### INFORMATION PROVIDED

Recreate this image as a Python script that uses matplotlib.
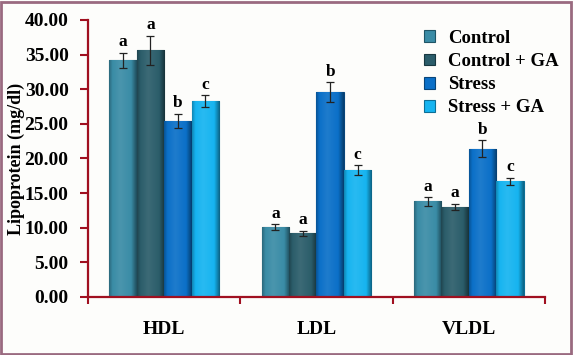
import matplotlib.pyplot as plt
from matplotlib.patches import Rectangle
from matplotlib.colors import LinearSegmentedColormap, to_rgb
import numpy as np

categories = ['HDL', 'LDL', 'VLDL']
groups = ['Control', 'Control + GA', 'Stress', 'Stress + GA']
values = [
    [34.2, 10.1, 13.8],   # Control
    [35.6, 9.2, 13.0],    # Control + GA
    [25.4, 29.6, 21.4],   # Stress
    [28.3, 18.3, 16.7],   # Stress + GA
]
errors = [
    [1.1, 0.4, 0.6],
    [2.1, 0.4, 0.5],
    [1.0, 1.4, 1.2],
    [0.8, 0.7, 0.5],
]
letters = [
    ['a', 'a', 'a'],
    ['a', 'a', 'a'],
    ['b', 'b', 'b'],
    ['c', 'c', 'c'],
]
colors = ['#3a8ca6', '#2b5d6a', '#0b70c8', '#16b4f0']
edges = ['#1f5566', '#183840', '#08457a', '#0d6f96']

plt.rcParams['font.family'] = ['Liberation Serif', 'DejaVu Serif']
plt.rcParams['font.weight'] = 'bold'


def shade(c, f):
    r = np.array(to_rgb(c))
    if f < 1:
        return tuple(r * f)
    return tuple(r + (1 - r) * (f - 1))


fig = plt.figure(figsize=(5.73, 3.55), dpi=100)
fig.patch.set_facecolor('#fdfdfb')
# outer frame
fig.add_artist(Rectangle((0.002, 0.003), 0.995, 0.992, transform=fig.transFigure,
                         fill=False, ec='#9a6a80', lw=2.0))

ax = fig.add_axes([0.1536, 0.1634, 0.7974, 0.7803])
ax.set_facecolor('none')

x = np.arange(len(categories))
w = 0.18
grad = np.linspace(0, 1, 64).reshape(1, -1)
for j in range(len(groups)):
    pos = x + (j - 1.5) * w
    bars = ax.bar(pos, values[j], width=w, color=colors[j], edgecolor=edges[j], linewidth=0.8,
                  label=groups[j], zorder=2)
    # cylinder-like shading inside each bar
    cmap = LinearSegmentedColormap.from_list(
        'c%d' % j, [(0, shade(colors[j], 0.75)), (0.12, colors[j]), (0.4, shade(colors[j], 1.08)),
                    (0.8, colors[j]), (1, shade(colors[j], 0.55))])
    for b in bars:
        im = ax.imshow(grad, cmap=cmap, aspect='auto', zorder=2.1,
                       extent=(b.get_x(), b.get_x() + b.get_width(), 0, b.get_height()))
        im.set_clip_path(b)
    ax.errorbar(pos, values[j], yerr=errors[j], fmt='none', ecolor='#222222',
                elinewidth=0.9, capsize=3, capthick=0.9, zorder=3)
    for k in range(len(categories)):
        ax.text(pos[k], values[j][k] + errors[j][k] + 0.4, letters[j][k],
                ha='center', va='bottom', fontsize=12.5, fontweight='bold')

ax.set_ylim(0, 40)
ax.set_xlim(-0.5, 2.5)
ax.set_yticks(np.arange(0, 40.1, 5))
ax.set_yticklabels([f'{v:.2f}' for v in np.arange(0, 40.1, 5)], fontsize=14, fontweight='bold')
ax.set_xticks([-0.5, 0.5, 1.5, 2.5])
ax.set_xticklabels([])
ax.set_xticks(x, minor=True)
ax.set_xticklabels(categories, minor=True, fontsize=14, fontweight='bold')
ax.tick_params(axis='x', which='minor', length=0, pad=17)
ax.tick_params(axis='x', which='major', length=5, color='#a01020', width=1.5, direction='out')
ax.tick_params(axis='y', length=6, color='#a01020', width=1.5, direction='out', pad=8)

for s in ['top', 'right']:
    ax.spines[s].set_visible(False)
for s in ['left', 'bottom']:
    ax.spines[s].set_color('#a01020')
    ax.spines[s].set_linewidth(1.6)

ax.set_ylabel('Lipoprotein (mg/dl)', fontsize=13, fontweight='bold')
ax.yaxis.set_label_coords(-0.137, 0.5)

ax.legend(loc='upper right', bbox_to_anchor=(1.068, 1.025), frameon=False,
          handlelength=0.6, handleheight=0.6, handletextpad=0.7, labelspacing=0.33,
          prop={'weight': 'bold', 'size': 13.5})

fig.savefig('out.png', dpi=100, facecolor=fig.get_facecolor())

######

▸ **DO THIS**:
Which lines contain "matplotlib"? Copy each of them out.

▸ **SOLVED EXERCISE**:
Recreate this image as a Python script that uses matplotlib.
import matplotlib.pyplot as plt
from matplotlib.patches import Rectangle
from matplotlib.colors import LinearSegmentedColormap, to_rgb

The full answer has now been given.